Zeminler hakkında ilk rasyonel yaklaşımlar Fransız ordusunda görevli Charles Coulomb tarafından onsekizinci yüzyılda istinat duvarı uygulamalarında gerçekleştirilmiştir. Geoteknik mühendisliği hakkında daha kapsamlı araştırmalar Karl Terzaghi tarafından yapılmıştır. 1925 yılında yayınlanan Erdbaumechanik adlı kitabı ilk geoteknik kitabı olarak kabul edilmektedir ve geoteknik mühendisliğinin doğuşu olarak da tanımlanmaktadır. Bunlar dışında da bugün sahip olduğumuz bilgilere sahip olmamızı sağlayan pek çok araştırma yapılmıştır.

Günümüzde geoteknik mühendisliği pek çok mühendislik dalıyla kesişen konularda gelişmiş bir inşaat mühendisliği dalına dönüşmüştür. Kısaca özetlemek gerekirse geoteknik mühendisi temellerin tasarım ve yerleşimini yapı mühendisi ve mimarın tasarıları ile ilgili olarak belirler. Zemin özelliklerinin belirlenmesi için zemin altı su seviyesinin belirlenmesine ait çalışmalar hidroloji ve çevre mühendisliği alanlarına da girer. Geoteknik mühendislerine en çok ihtiyaç duyulan projeler barajların tasarlanması, dolgular,arazi dolguları gibi alanlardadır. Kısaca zemin ile tasarım yapılırken geoteknik mühendislerine mutlaka ihtiyaç duyulacaktır. 

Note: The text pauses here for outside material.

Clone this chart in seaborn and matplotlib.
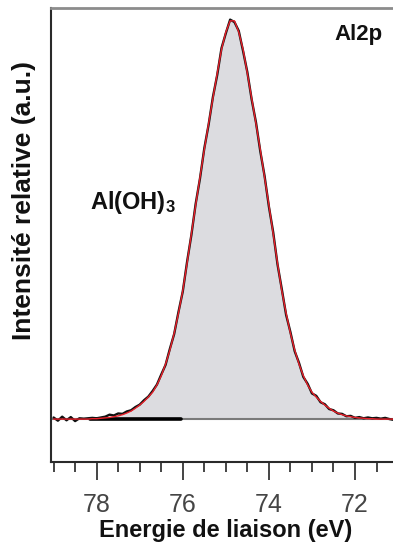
import numpy as np
import seaborn as sns
import matplotlib.pyplot as plt
from matplotlib.ticker import MultipleLocator, FixedLocator

# Binding energy grid (eV), 79.0 -> 71.1 in 0.1 eV steps
energy = [79.0, 78.9, 78.8, 78.7, 78.6, 78.5, 78.4, 78.3, 78.2, 78.1,
          78.0, 77.9, 77.8, 77.7, 77.6, 77.5, 77.4, 77.3, 77.2, 77.1,
          77.0, 76.9, 76.8, 76.7, 76.6, 76.5, 76.4, 76.3, 76.2, 76.1,
          76.0, 75.9, 75.8, 75.7, 75.6, 75.5, 75.4, 75.3, 75.2, 75.1,
          75.0, 74.9, 74.8, 74.7, 74.6, 74.5, 74.4, 74.3, 74.2, 74.1,
          74.0, 73.9, 73.8, 73.7, 73.6, 73.5, 73.4, 73.3, 73.2, 73.1,
          73.0, 72.9, 72.8, 72.7, 72.6, 72.5, 72.4, 72.3, 72.2, 72.1,
          72.0, 71.9, 71.8, 71.7, 71.6, 71.5, 71.4, 71.3, 71.2, 71.1]

# Fitted Al(OH)3 component (red), background subtracted
fit = [0.000, 0.000, 0.000, 0.000, 0.000, 0.000, 0.000, 0.000, 0.000, 0.001,
       0.001, 0.002, 0.003, 0.004, 0.006, 0.008, 0.011, 0.015, 0.020, 0.027,
       0.035, 0.044, 0.055, 0.067, 0.085, 0.108, 0.137, 0.172, 0.214, 0.264,
       0.320, 0.389, 0.462, 0.534, 0.603, 0.672, 0.737, 0.800, 0.862, 0.922,
       0.965, 0.993, 0.993, 0.965, 0.922, 0.862, 0.800, 0.737, 0.672, 0.603,
       0.534, 0.462, 0.389, 0.320, 0.264, 0.214, 0.172, 0.137, 0.108, 0.085,
       0.067, 0.055, 0.044, 0.035, 0.027, 0.020, 0.015, 0.011, 0.008, 0.006,
       0.004, 0.003, 0.002, 0.001, 0.001, 0.000, 0.000, 0.000, 0.000, 0.000]

# Measured spectrum (black)
data = [0.004, -0.004, 0.006, -0.003, 0.005, -0.005, 0.002, 0.001, 0.002, 0.003,
        0.002, 0.004, 0.006, 0.011, 0.009, 0.014, 0.013, 0.019, 0.022, 0.030,
        0.036, 0.047, 0.056, 0.070, 0.086, 0.111, 0.135, 0.175, 0.212, 0.267,
        0.318, 0.392, 0.459, 0.537, 0.600, 0.675, 0.734, 0.803, 0.858, 0.925,
        0.962, 0.996, 0.990, 0.968, 0.918, 0.865, 0.797, 0.740, 0.668, 0.606,
        0.530, 0.466, 0.386, 0.324, 0.260, 0.217, 0.169, 0.140, 0.105, 0.088,
        0.064, 0.058, 0.042, 0.037, 0.025, 0.022, 0.014, 0.013, 0.007, 0.008,
        0.003, 0.005, 0.002, 0.004, 0.002, 0.003, 0.001, 0.003, 0.000, -0.002]

sns.set_style("white")
plt.rcParams['font.family'] = ['Liberation Sans', 'DejaVu Sans']
plt.rcParams['mathtext.fontset'] = 'custom'
plt.rcParams['mathtext.bf'] = 'Liberation Sans:bold'
plt.rcParams['mathtext.rm'] = 'Liberation Sans'

fig = plt.figure(figsize=(3.93, 5.49), dpi=100)
ax = fig.add_axes([51 / 393, 87 / 549, 349 / 393, 454 / 549])

# grey area under the fitted component
ax.fill_between(energy, 0, fit, color='#dcdce0', lw=0, zorder=1)
# background line
ax.axhline(0, color='#7a7a7a', lw=1.5, zorder=2)
ax.plot([78.15, 76.05], [0, 0], color='black', lw=2.6, zorder=3)

sns.lineplot(x=energy, y=data, color='#111111', lw=1.7, ax=ax, zorder=4)
sns.lineplot(x=energy, y=fit, color='#e8202a', lw=1.0, ax=ax, zorder=5)

ax.set_xlim(79.06, 70.955)
ax.set_ylim(-0.107, 1.025)

ax.xaxis.set_major_locator(FixedLocator([78, 76, 74, 72]))
ax.xaxis.set_minor_locator(MultipleLocator(0.5))
ax.tick_params(axis='x', which='both', bottom=True)
ax.tick_params(axis='x', which='major', direction='out', length=13, width=1.4,
               color='#444444', labelsize=18, labelcolor='#454545', pad=9.5)
ax.tick_params(axis='x', which='minor', direction='out', length=7, width=1.4,
               color='#444444')
ax.set_yticks([])

for side in ['left', 'bottom']:
    ax.spines[side].set_color('#2a2a2a')
    ax.spines[side].set_linewidth(1.5)
ax.spines['top'].set_color('#8c8c8c')
ax.spines['top'].set_linewidth(2.0)
ax.spines['right'].set_visible(False)

ax.set_xlabel('Energie de liaison (eV)', fontsize=17, fontweight='bold',
              labelpad=1, color='#111111')
fig.text(24 / 393, 1 - 200 / 549, 'Intensité relative (a.u.)', rotation=90,
         ha='center', va='center', fontsize=19, fontweight='bold', color='#111111')

ax.text(77.16, 0.539, r'$\mathbf{Al(OH)_3}$', ha='center', va='center',
        fontsize=17, color='#111111')
ax.text(71.93, 0.958, 'Al2p', ha='center', va='center', fontsize=16,
        fontweight='bold', color='#111111')

plt.savefig('out.png', dpi=100)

Terzaghi'den beri geoteknik mühendisliğinde büyük ilerlemeler kaydedilmiş olsa da;  pek çok çözüm tahminlere dayanmaktadır. Çünkü zemin heterojen bir malzemedir. Zeminin heterojen yapısını belirleyen pek çok faktör vardır. Sıcaklık, basınç, yeraltı su yapısı bunlardan sadece birkaç tanesidir. Zeminin kimi özellikleri sabit olsa da sabit olmayan faktörler zemin özelliklerinde büyük değişikliklere yol açabilmektedir.

Ek olarak zemin diğer yapı malzemelerine göre ( çelik,betonarme vs.) çevresel koşullardan daha fazla etkilenmektedir. Zemin içindeki su ve hava ile beraber üç fazlı bir yapıya sahiptir ve özelliklerinin belirlenmesi diğerlerine göre çok daha zordur. Buna rağmen zemin; özellikleri dramatik bir şekilde değişebilen bir yapı malzemesi olarak kabul edilmektedir. Projelerin kullanım ömürleri boyunca davranışlarının doğru olarak tahmin edilebilmesi için zemin özelliklerini belirlemek amacıyla daha fazla araştırma yapılmalıdır. Ve geoteknik mühendisliği bu araştırmaların yapıldığı mühendislik dalıdır.